Tapatalk

How to sort lines with tab separated values?

How to sort lines with tab separated values?

9

    Jul 29, 2021#1

    I just updated UE to the newest version available 28.10.0.98 (64-bit) yesterday. I noticed to my surprise that UE can't sort correctly my file with the settings I use.

    What I need is to sort from column 33 to the end, which is a time format: YYMM tab HHMM
    I tried with column 33 - 36, based on tab stop value = 8. The sorting should be done from a selected text as shown.

    No matter what I have done this just doesn't work. I googled around and found a similar thread from 2015. I'm surprised that such bug has been around for such long time. The former UE version I used on this PC was v19 released in 2013, and it did the sorting job perfectly.

    BR Lars
    contact.txt (582 Bytes)   0
    contact_p01.png (47.93KiB)

    6,685587
    Grand MasterGrand Master
    6,685587

      Jul 30, 2021#2

      There is used in UltraEdit for Windows < v23.20 an internal function for sorting lines which takes horizontal tabs and the configured tab stop value into account. So the sort with the settings to sort according to columns 33 to 36 works with these versions of Windows.

      UltraEdit for Windows v23.20 introduced a new sort with much more features using the third-party executable sort.exe for sorting lines or entire files which is installed with UltraEdit in the subdirectory GNU\sort in the program files directory of UltraEdit. I suggest to look on More information about the sort function, especially about numeric and column sort and how to sort words on lines and on the power tip How to sort a text file or CSV file with UltraEdit.

      There is now the special sort Tab delimited sort for a file with tab separated values (TSV files) and a Custom delimited sort for CSV files using a comma or a semicolon or a vertical bar as separator. But the Tab delimited sort cannot be used in your case as the tabs are not used to separate the values, but to align the text in the file. So the number of tabs varies between the lines.

      The problem here with this text file using horizontal tabs for aligning the text is that the columns are for sort.exe in real the number of characters in a line. The horizontal tabs are not interpreted as placeholders for 1 to n (8 in your case) spaces as the internal sort of UltraEdit for Windows < v23.20 does. That makes the sort very fast, but makes it not really possible to directly sort files like the attached one using horizontal tabs for text alignment.
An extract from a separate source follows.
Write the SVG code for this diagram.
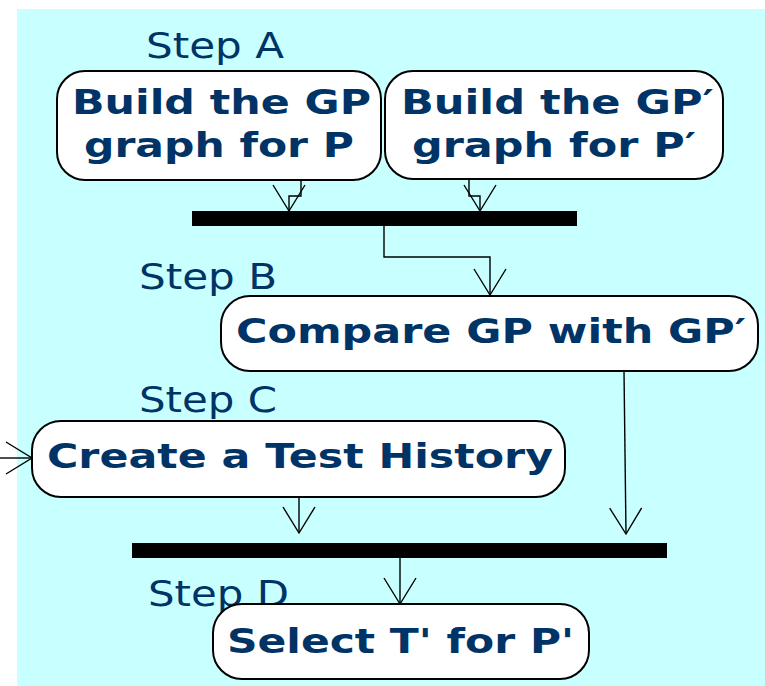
<svg xmlns="http://www.w3.org/2000/svg" width="765" height="686" viewBox="0 0 765 686">
  <defs>
    <marker id="open-arrow" markerUnits="userSpaceOnUse" markerWidth="40" markerHeight="40" viewBox="-30 -20 40 40" refX="0" refY="0" orient="auto" overflow="visible">
      <path d="M-26,-16 L0,0 L-26,16" fill="none" stroke="#000" stroke-width="1.4"/>
    </marker>
  </defs>
  <style>
    .node rect { fill: #fff; stroke: #000; stroke-width: 2; }
    .label { font-family: "DejaVu Sans", Verdana, sans-serif; font-weight: bold; font-size: 33px; fill: #003366; }
    .step { font-family: "DejaVu Sans", Verdana, sans-serif; font-size: 35px; fill: #003366; }
    .edge { fill: none; stroke: #000; stroke-width: 1.4; marker-end: url(#open-arrow); }
    .bar { fill: #000; }
  </style>

  <!-- background panel -->
  <rect x="17" y="9" width="748" height="677" fill="#C8FFFF"/>

  <!-- step captions -->
  <g id="captions">
    <text class="step" x="146" y="58" textLength="138" lengthAdjust="spacingAndGlyphs">Step A</text>
    <text class="step" x="139" y="289" textLength="138" lengthAdjust="spacingAndGlyphs">Step B</text>
    <text class="step" x="139" y="412" textLength="138" lengthAdjust="spacingAndGlyphs">Step C</text>
    <text class="step" x="148" y="606" textLength="141" lengthAdjust="spacingAndGlyphs">Step D</text>
  </g>

  <!-- synchronisation bars -->
  <g id="fork1"><rect class="bar" x="192" y="211" width="385" height="15"/></g>
  <g id="join2"><rect class="bar" x="132" y="543" width="535" height="15"/></g>

  <!-- activities -->
  <g id="build-gp" class="node">
    <rect x="57" y="71" width="324" height="109" rx="28" ry="28"/>
    <text class="label" x="72" y="114" textLength="299" lengthAdjust="spacingAndGlyphs">Build the GP</text>
    <text class="label" x="84" y="157" textLength="270" lengthAdjust="spacingAndGlyphs">graph for P</text>
  </g>
  <g id="build-gp-prime" class="node">
    <rect x="385" y="71" width="338" height="108" rx="28" ry="28"/>
    <text class="label" x="401" y="114" textLength="313" lengthAdjust="spacingAndGlyphs">Build the GP′</text>
    <text class="label" x="412" y="157" textLength="284" lengthAdjust="spacingAndGlyphs">graph for P′</text>
  </g>
  <g id="compare" class="node">
    <rect x="221" y="296" width="537" height="75" rx="29" ry="29"/>
    <text class="label" x="236" y="343" textLength="510" lengthAdjust="spacingAndGlyphs">Compare GP with GP′</text>
  </g>
  <g id="test-history" class="node">
    <rect x="32" y="421" width="533" height="76" rx="29" ry="29"/>
    <text class="label" x="47" y="468" textLength="506" lengthAdjust="spacingAndGlyphs">Create a Test History</text>
  </g>
  <g id="select" class="node">
    <rect x="213" y="604" width="376" height="75" rx="29" ry="29"/>
    <text class="label" x="227" y="653" textLength="347" lengthAdjust="spacingAndGlyphs">Select T' for P'</text>
  </g>

  <!-- control flow -->
  <g id="connectors">
    <polyline class="edge" points="301,180 301,196 289,196 289,211"/>
    <polyline class="edge" points="469,179 469,196 480,196 480,211"/>
    <polyline class="edge" points="384,226 384,257 490,257 490,295"/>
    <polyline class="edge" points="624,371 626,534"/>
    <polyline class="edge" points="0,458 32,458"/>
    <polyline class="edge" points="299,497 299,533"/>
    <polyline class="edge" points="400,558 400,604"/>
  </g>
</svg>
      For sorting a text file with a varying number of horizontal tabs on each line to align the text in columns according to a specific column range it is necessary with UE v28.10.0.98 to do the following:
      1. Convert all tabs to spaces in active file or current selection
        In ribbon mode click on ribbon tab Format in second group Convert on the second item Tabs / spaces.
        In toolbar/menu mode with contemporary menus click in menu Format in the submenu Tabs / spaces on the first menu item Tabs to spaces.
        In toolbar/menu mode with traditional menus click in menu Format on the menu item Tabs to spaces.
         
      2. Run a column (character count) based sort on entire file or current selection
        In ribbon mode click on ribbon tab Edit in last but one group Sort on the down arrow of the item Sort and click in popup menu on the second item Advanced sort/options.
        In toolbar/menu mode with contemporary menus click in menu Edit in the submenu Sort on the second menu item Advanced sort/options.
        In toolbar/menu mode with traditional menus click in menu File in the submenu Sort on the second menu item Advanced sort/options.

        The options to use for your sort based on columns 33 to 36, i.e. just YYMM, are as follows:
        Sort order: Ascending
        Remove duplicates: unchecked
        Ignore case: unchecked
        Numeric sort: unchecked
        Tab delimited sort: unchecked
        Custom delimited sort: unchecked
        Key 1: Start column 33 and End column 36
        Key 2: Start column 1 and End column 32
        Key 3: Start column 0 and End column 0
        Key 4: Start column 0 and End column 0
        Use locale (slower): unchecked
        Key 2 would be with Start column 41 and End column 44 and Key 3 would be with Start column 1 and End column 32 for a sort taking additionally also HHMM into account.
         
      3. Convert all series of spaces back to tabs in active file or current selection
        In ribbon mode click on ribbon tab Format in second group Convert on the down arrow of the second item Tabs / spaces and click in popup menu on second item Spaces to tabs (all).
        In toolbar/menu mode with contemporary menus click in menu Format in the submenu Tabs / spaces on the second menu item Spaces to tabs (all).
        In toolbar/menu mode with traditional menus click in menu Format on the menu item Spaces to tabs (all).
      Well, in this use case the number of horizontal tabs on the lines to sort is constant for the first six data columns. For that reason it is also possible to use a tab delimited sort with following advanced sort options:

      Sort order: Ascending
      Remove duplicates: unchecked
      Ignore case: unchecked
      Numeric sort: unchecked
      Tab delimited sort: checked
      Custom delimited sort: is grayed out
      1. Field: 5 with Start character 0 and End character 0
      2. Field: 6 with Start character 0 and End character 0
      3. Field: 1 with Start character 0 and End character 0
      4. Field: 3 with Start character 0 and End character 0
      Use locale (slower): unchecked

      Start character 0 and End character 0 means the entire tab separated field value is taken into account for the sort.
      Best regards from an UC/UE/UES for Windows user from Austria

      9

        Aug 01, 2021#3

        Thank you for your answer :-) The change with Tabs to spaces (selected text for sort), solved the issue, so UE sorted correctly as needed.
        I did use the same setting with start from column 33 and then -1 in the end column field, and that worked fine.

        BR Lars